Thu, November 21, 12:00 to 1:45pm EST (12:00 to 1:45pm EST), Boston Marriott Copley Place, Floor: 4th Floor, Hyannis

Abstract

This paper examines popular music revivals in two Serbian-based singers’ postwar Croatian tours that mobilize affective commitments other than nostalgia. It analyzes musical fluidities in the material and symbolic navigation of post-Yugoslav performance networks, focusing on the Danube: a borderriver that centers the region’s interconnected industrial and cultural attachments, yet also physically and politically separates former Yugoslav republics.
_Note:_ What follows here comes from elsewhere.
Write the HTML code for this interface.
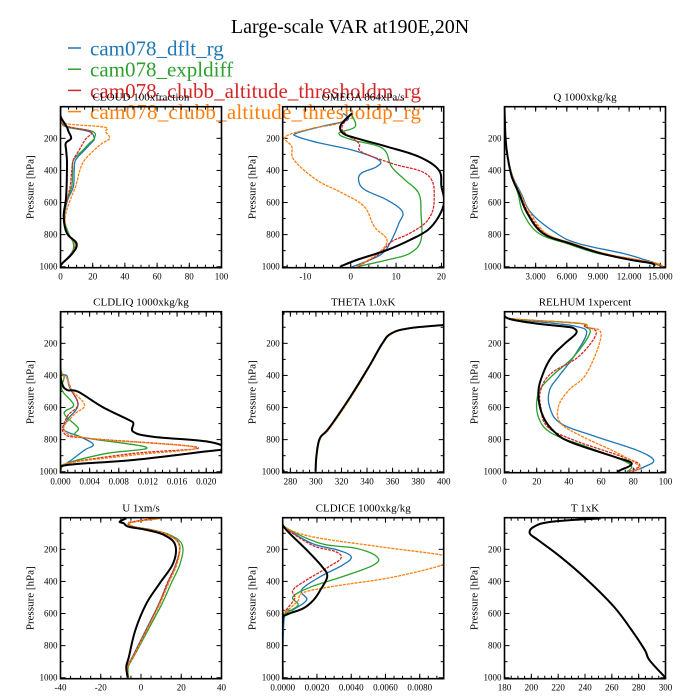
<!DOCTYPE html>
<html><head><meta charset="utf-8"><style>
html,body{margin:0;padding:0;background:#fff;}
svg{display:block;font-family:"Liberation Serif",serif;}
</style></head><body>
<svg id="chart" width="700" height="700" viewBox="0 0 700 700" xmlns="http://www.w3.org/2000/svg">
<text x="350" y="33" font-size="20" text-anchor="middle">Large-scale VAR at190E,20N</text>
<g id="legend"></g>
<g id="panels"></g>
</svg>
<script>
const seriesNames = ["cam078_dflt_rg","cam078_expldiff","cam078_clubb_altitude_thresholdm_rg","cam078_clubb_altitude_thresholdp_rg","obs"];
const seriesColors = ["#1f77b4","#2ca02c","#d62728","#ff7f0e","#000000"];
const pressureTicks = [200,400,600,800,1000];

// CLOUD
const cloudLevels = [3,60,106,130,158,200,230,273,335,400,500,585,688,792,855,917,980,1000];
const cloudBlue   = [0,0,1,4,17.6,21,19,15,9.4,8.5,8,4.4,2.5,4,9,6.6,1,0];
const cloudGreen  = [0,0,1,5,20,21,18,14,8,7.5,7,4,2,5,8,7,1,0];
const cloudRed    = [0,0,1,6,19,16,14,11.6,8,7,6,4,2,4,10,7,1,0];
const cloudOrange = [0,0,2,27,28,30.6,26,21,15,12,9.4,6,3,4,9,7,1,0];
const cloudBlack  = [0,0,2.5,4,5,6.6,3.3,3.5,4,4,3.8,3.3,2,4,10,7.4,1,0];
const cloudTicks = [0,20,40,60,80,100];

// OMEGA (pairs of [pressure, value])
const omegaBlue = [[44,-1.7],[86,-0.7],[127,-6.6],[169,-12],[190,-11.7],[231,-6.6],[273,0.3],[335,6.2],[377,5.7],[418,2.3],[470,1.8],[522,3.2],[584,8],[657,11.4],[730,10.6],[834,9],[917,7],[969,3.2],[1000,0.3]];
const omegaGreen = [[44,0],[127,1],[169,-2.6],[210,0.3],[262,7],[377,9],[460,12],[543,15],[667,15.5],[834,15.5],[917,13],[958,8],[1000,1.3]];
const omegaRed = [[55,-0.2],[127,-1.9],[169,-1.2],[231,1.8],[283,2.3],[356,9],[429,17],[585,18.4],[709,17],[792,13],[844,9],[927,6],[1000,1.3]];
const omegaOrange = [[44,0.3],[106,-2.6],[138,-8.5],[190,-14.4],[252,-13],[335,-12.5],[460,-7.5],[543,-1.7],[626,3],[750,5.2],[834,8],[917,6],[1000,1.3]];
const omegaBlack = [[44,0.3],[117,-2.2],[169,-1.7],[200,1.3],[252,8],[314,15],[397,19.4],[501,20],[595,20.6],[688,19.4],[771,17],[834,13],[896,8],[958,1.3],[1000,-2.4]];
const omegaTicks = [-10,0,10,20];

// Q
const qLevels = [3,200,314,439,543,667,792,855,917,958,979,1000];
const qBlue   = [0,0.1,0.3,0.8,1.6,2.6,5.0,7.1,11.4,13.6,14.6,15.2];
const qGreen  = [0,0.1,0.3,0.7,1.3,1.8,3.3,6.0,9.0,12.7,14.3,15.2];
const qRed    = [0,0.1,0.3,0.7,1.5,2.3,3.9,6.5,9.5,12.8,14.5,15.2];
const qOrange = [0,0.1,0.3,0.8,1.5,2.5,4.0,6.6,9.6,13.0,14.7,15.3];
const qBlack  = [0,0.1,0.3,0.7,1.4,2.2,3.7,6.3,9.3,12.2,14.2,14.4];
const qTicks = [3,6,9,12,15];

// CLDLIQ
const liqBlue = [[3,0],[350,0],[404,0.0009],[470,0.0012],[584,0.0024],[678,0.0009],[740,0.0005],[782,0.0027],[830,0.0045],[865,0.0033],[927,0.0015],[969,0.0002],[1000,0]];
const liqGreen = [[3,0],[350,0],[408,0.0005],[491,0.0002],[584,0.0018],[636,0.0005],[726,0.0024],[782,0.0027],[848,0.0118],[886,0.0063],[948,0.0009],[1000,0]];
const liqRed = [[3,0],[350,0],[418,0.0009],[491,0.0015],[584,0.0024],[657,0.0009],[761,0.0005],[792,0.0039],[848,0.0188],[886,0.01],[948,0.0009],[1000,0]];
const liqOrange = [[3,0],[350,0],[418,0.0009],[491,0.0015],[584,0.0033],[647,0.0018],[740,0.0005],[792,0.0039],[848,0.0185],[896,0.01],[948,0.0009],[1000,0]];
const liqBlack = [[3,0],[350,0],[449,0.0002],[491,0.0009],[501,0.0024],[595,0.0057],[678,0.0094],[699,0.01],[751,0.01],[782,0.0127],[813,0.0203],[855,0.0225],[875,0.0197],[927,0.01],[958,0.0009],[990,0]];
const liqTicks = [0,0.004,0.008,0.012,0.016,0.020];

// THETA
const thetaLevels = [86,106,138,200,345,532,730,792,900,1000];
const thetaBlack  = [400,373,359,352,341.5,327,310,303,300.4,299.7];
const thetaOrange = [400,374,360,352.5,342,327.8,310.8,303.6,300.8,300];
const thetaBlue   = [400,373.5,359.5,352.3,341.8,327.4,310.4,303.3,300.6,299.9];
const thetaTicks = [280,300,320,340,360,380,400];

// RELHUM
const rhBlue = [[3,0],[44,2],[75,30],[96,45],[138,51],[283,43],[408,33.5],[491,28],[595,28],[699,35],[782,57],[865,82],[927,92.6],[969,87],[1000,79]];
const rhGreen = [[3,0],[44,2],[75,46],[96,50],[138,53],[283,43],[408,29],[512,21],[657,21],[761,29.4],[844,51],[927,73],[969,79],[1000,76]];
const rhRed = [[3,0],[44,2],[75,46],[96,50],[138,57],[283,46],[387,29],[491,22.5],[595,22.5],[719,26.6],[803,43],[906,73],[958,84],[1000,77]];
const rhOrange = [[3,0],[44,2],[75,46],[100,52],[148,60],[387,51],[491,40],[595,33.5],[699,35],[782,48.6],[886,70.6],[969,84],[1000,79]];
const rhBlack = [[3,0],[44,2],[75,18.4],[96,37.6],[106,43],[138,44.5],[200,37.6],[283,29.4],[387,24],[512,21],[657,24],[761,32],[823,43],[906,68],[948,79],[990,72],[1000,70]];
const rhTicks = [0,20,40,60,80,100];

// U
const uLevels = [7,28,38,59,79,111,173,287,412,537,703,869,931,1000];
const uBlue   = [8,-3,-6.2,-4,4.9,13.7,19.2,17.5,13.2,9,2.4,-4.2,-6.8,-6.6];
const uGreen  = [9,-3,-6,-3.5,5.5,14.5,20.5,19.5,15,10.5,3.5,-3.6,-6.3,-6.2];
const uRed    = [7,-4,-6.5,-4,4.9,13.7,19,17.5,13,9,2.7,-4,-6.8,-6.6];
const uOrange = [10.4,-3,-6.2,-4.2,4.5,13.5,19,18,13.7,9.5,2.9,-3.8,-6.6,-6.4];
const uBlack  = [-7.3,-10.6,-8.5,-6.2,2.7,11.5,17,16,9.3,2.7,-2.8,-6,-7.3,-6.6];
const uTicks = [-40,-20,0,20,40];

// CLDICE
const iceBlue = [[3,0],[59,0.0001],[163,0.0017],[204,0.0032],[246,0.004],[298,0.0035],[370,0.0022],[453,0.0011],[516,0.0014],[578,0.0006],[620,0.0001],[1000,0]];
const iceGreen = [[3,0],[59,0.0001],[163,0.0022],[194,0.0043],[246,0.0055],[298,0.0053],[370,0.0035],[432,0.0017],[495,0.0006],[547,0.0009],[599,0.0002],[640,0],[1000,0]];
const iceRed = [[3,0],[59,0.0001],[173,0.0017],[215,0.0031],[256,0.0034],[308,0.0027],[391,0.0014],[453,0.0006],[505,0.0007],[578,0.0002],[620,0],[1000,0]];
const iceOrange = [[3,0],[59,0.0001],[121,0.0017],[183,0.0056],[240,0.0095],[280,0.0098],[370,0.0066],[430,0.003],[470,0.0012],[520,0.0009],[560,0.0005],[600,0.0001],[640,0],[1000,0]];
const iceBlack = [[3,0],[48,0],[100,0.0004],[204,0.0014],[308,0.0023],[370,0.0026],[453,0.0022],[516,0.0018],[568,0.0012],[609,0.0002],[650,0],[1000,0]];
const iceTicks = [0,0.002,0.004,0.006,0.008];

// T
const tLevels = [7,28,59,100,142,246,391,557,703,828,890,1000];
const tBlack  = [251.6,215,202,198.8,205,221.6,241.7,261.5,274.7,284.6,288,300];
const tOrange = [252,216,202.5,199.2,205.5,222,242,261.8,275,285,288.4,300.2];
const tBlue   = [251.8,215.5,202.2,199,205.2,221.8,241.8,261.6,274.8,284.8,288.2,300.1];
const tTicks = [180,200,220,240,260,280,300];

function zip(levels, vals){ return levels.map((p,i)=>[p,vals[i]]); }

const NS="http://www.w3.org/2000/svg";
const panelsG=document.getElementById('panels');
function mk(tag, attrs, parent){ const e=document.createElementNS(NS,tag); for(const k in attrs) e.setAttribute(k,attrs[k]); (parent||panelsG).appendChild(e); return e; }

// legend
const leg=document.getElementById('legend');
for(let i=0;i<4;i++){
  const y=48+i*21.2;
  const ln=mk('line',{x1:68,x2:81,y1:y,y2:y,stroke:seriesColors[i],'stroke-width':1.5},leg);
  
  
  const t=mk('text',{x:90,y:y+7.5,'font-size':21,fill:seriesColors[i]},leg);
  if(i>=2) t.setAttribute('textLength','331');
  t.textContent=seriesNames[i];
  
  
}

const colX=[60.5,282.7,504.5], rowY=[106.7,311.7,517.7], W=161, H=161;
const P0=3, P1=1006;

function fmt(v,dec){ return dec===undefined? String(v) : v.toFixed(dec); }

function smoothPath(pts){
  let d='M'+pts[0][0].toFixed(2)+','+pts[0][1].toFixed(2);
  for(let i=0;i<pts.length-1;i++){
    const p0=pts[Math.max(0,i-1)],p1=pts[i],p2=pts[i+1],p3=pts[Math.min(pts.length-1,i+2)];
    const t=0.18;
    const c1=[p1[0]+(p2[0]-p0[0])*t,p1[1]+(p2[1]-p0[1])*t];
    const c2=[p2[0]-(p3[0]-p1[0])*t,p2[1]-(p3[1]-p1[1])*t];
    d+=' C'+c1[0].toFixed(2)+','+c1[1].toFixed(2)+' '+c2[0].toFixed(2)+','+c2[1].toFixed(2)+' '+p2[0].toFixed(2)+','+p2[1].toFixed(2);
  }
  return d;
}

function panel(col,row,name,title,xmin,xmax,ticks,dec,minorStep,series){
  const x0=colX[col], y0=rowY[row];
  const g=mk('g',{});
  
  
  const xs=v=>x0+(v-xmin)/(xmax-xmin)*W;
  const ys=p=>y0+(p-P0)/(P1-P0)*H;
  const clipId='clip-'+name;
  const cp=mk('clipPath',{id:clipId},g); mk('rect',{x:x0,y:y0,width:W,height:H},cp);
  const tt=mk('text',{x:x0+W/2,y:y0-6,'font-size':11,'text-anchor':'middle'},g);
  tt.textContent=title;
  
  
  for(let p=100;p<=1000;p+=100){
    const major=p%200===0, L=major?5:3, y=ys(p);
    mk('line',{x1:x0,x2:x0+L,y1:y,y2:y,stroke:'#000','stroke-width':1},g);
    mk('line',{x1:x0+W,x2:x0+W-L,y1:y,y2:y,stroke:'#000','stroke-width':1},g);
  }
  pressureTicks.forEach(p=>{
    const t=mk('text',{x:x0-3,y:ys(p)+3,'font-size':9,'text-anchor':'end'},g);
    t.textContent=p;
    
    
  });
  const yl=mk('text',{x:0,y:0,'font-size':11,'text-anchor':'middle',transform:`translate(${x0-27},${y0+H/2}) rotate(-90)`},g);
  yl.textContent='Pressure [hPa]';
  
  
  if(minorStep){
    const s=Math.ceil(xmin/minorStep);
    for(let k=s;k*minorStep<=xmax+1e-12;k++){
      const x=xs(k*minorStep);
      mk('line',{x1:x,x2:x,y1:y0+H,y2:y0+H-3,stroke:'#000','stroke-width':1},g);
      mk('line',{x1:x,x2:x,y1:y0,y2:y0+3,stroke:'#000','stroke-width':1},g);
    }
  }
  ticks.forEach(v=>{
    const x=xs(v);
    mk('line',{x1:x,x2:x,y1:y0+H,y2:y0+H-5,stroke:'#000','stroke-width':1},g);
    mk('line',{x1:x,x2:x,y1:y0,y2:y0+5,stroke:'#000','stroke-width':1},g);
    const t=mk('text',{x:x,y:y0+H+12,'font-size':9,'text-anchor':'middle'},g);
    t.textContent=fmt(v,dec);
    
    
  });
  const lg=mk('g',{'clip-path':`url(#${clipId})`},g);
  series.forEach((pts,i)=>{
    if(!pts) return;
    const d=smoothPath(pts.map(pv=>[xs(pv[1]),ys(pv[0])]));
    const attrs={d:d,fill:'none',stroke:seriesColors[i],'stroke-width':i===4?2:1.3,'stroke-linejoin':'round'};
    if(i===2||i===3) attrs['stroke-dasharray']='3,1';
    const path=mk('path',attrs,lg);
    
    
  });
  const box=mk('rect',{x:x0,y:y0,width:W,height:H,fill:'none',stroke:'#000','stroke-width':1.6},g);
  
  
}

panel(0,0,'cloud','CLOUD  100xfraction',0,100,cloudTicks,undefined,5,
  [zip(cloudLevels,cloudBlue),zip(cloudLevels,cloudGreen),zip(cloudLevels,cloudRed),zip(cloudLevels,cloudOrange),zip(cloudLevels,cloudBlack)]);
panel(1,0,'omega','OMEGA  864xPa/s',-15,20.5,omegaTicks,undefined,2,
  [omegaBlue,omegaGreen,omegaRed,omegaOrange,omegaBlack]);
panel(2,0,'q','Q  1000xkg/kg',0,15.5,qTicks,3,1,
  [zip(qLevels,qBlue),zip(qLevels,qGreen),zip(qLevels,qRed),zip(qLevels,qOrange),zip(qLevels,qBlack)]);
panel(0,1,'cldliq','CLDLIQ  1000xkg/kg',0,0.0221,liqTicks,3,0.001,
  [liqBlue,liqGreen,liqRed,liqOrange,liqBlack]);
panel(1,1,'theta','THETA  1.0xK',274,400,thetaTicks,undefined,5,
  [zip(thetaLevels,thetaBlue),null,null,zip(thetaLevels,thetaOrange),zip(thetaLevels,thetaBlack)]);
panel(2,1,'relhum','RELHUM  1xpercent',0,100,rhTicks,undefined,5,
  [rhBlue,rhGreen,rhRed,rhOrange,rhBlack]);
panel(0,2,'u','U  1xm/s',-40,40,uTicks,undefined,5,
  [zip(uLevels,uBlue),zip(uLevels,uGreen),zip(uLevels,uRed),zip(uLevels,uOrange),zip(uLevels,uBlack)]);
panel(1,2,'cldice','CLDICE  1000xkg/kg',0,0.0094,iceTicks,4,0.0005,
  [iceBlue,iceGreen,iceRed,iceOrange,iceBlack]);
panel(2,2,'t','T  1xK',180,300,tTicks,undefined,5,
  [zip(tLevels,tBlue),null,null,zip(tLevels,tOrange),zip(tLevels,tBlack)]);
</script>
</body></html>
Reviewing hydrological conceptions of territorial belonging in the late-Yugoslav period and in the 1990s as expressed in their ballads and reception history, it shows how the singers (Đorđe Balašević and Zvonko Bogdan) reestablished their interrepublic tours with the backing of tambura bands, a tradition that Croatian politicians deployed as the country’s national music during its war for independence from Yugoslavia (Baker 2010) but that is also well established among Roma, Serbs, and Croats in Northern Serbia. As workers, these performers navigate ethnically based citizenship laws’ disparate economic implications for border crossings. The Danube’s resonances are thus manifold for these performers and the tambura musicians in Croatia who both patronize and compete with them: it can afford material and symbolic connections to the world beyond the former Yugoslavia, a local boundary with economic implications, a focal area of regional ecology and agriculture, and a diminished remnant of the prehistoric Pannonian Sea. Through interviews and fieldwork with the musicians, the paper argues that Balašević, Bogdan, and their bands engage in a Pannonian economy of love that has proven more efficacious than nostalgia for responding to recent political and socioeconomic changes in the European Union.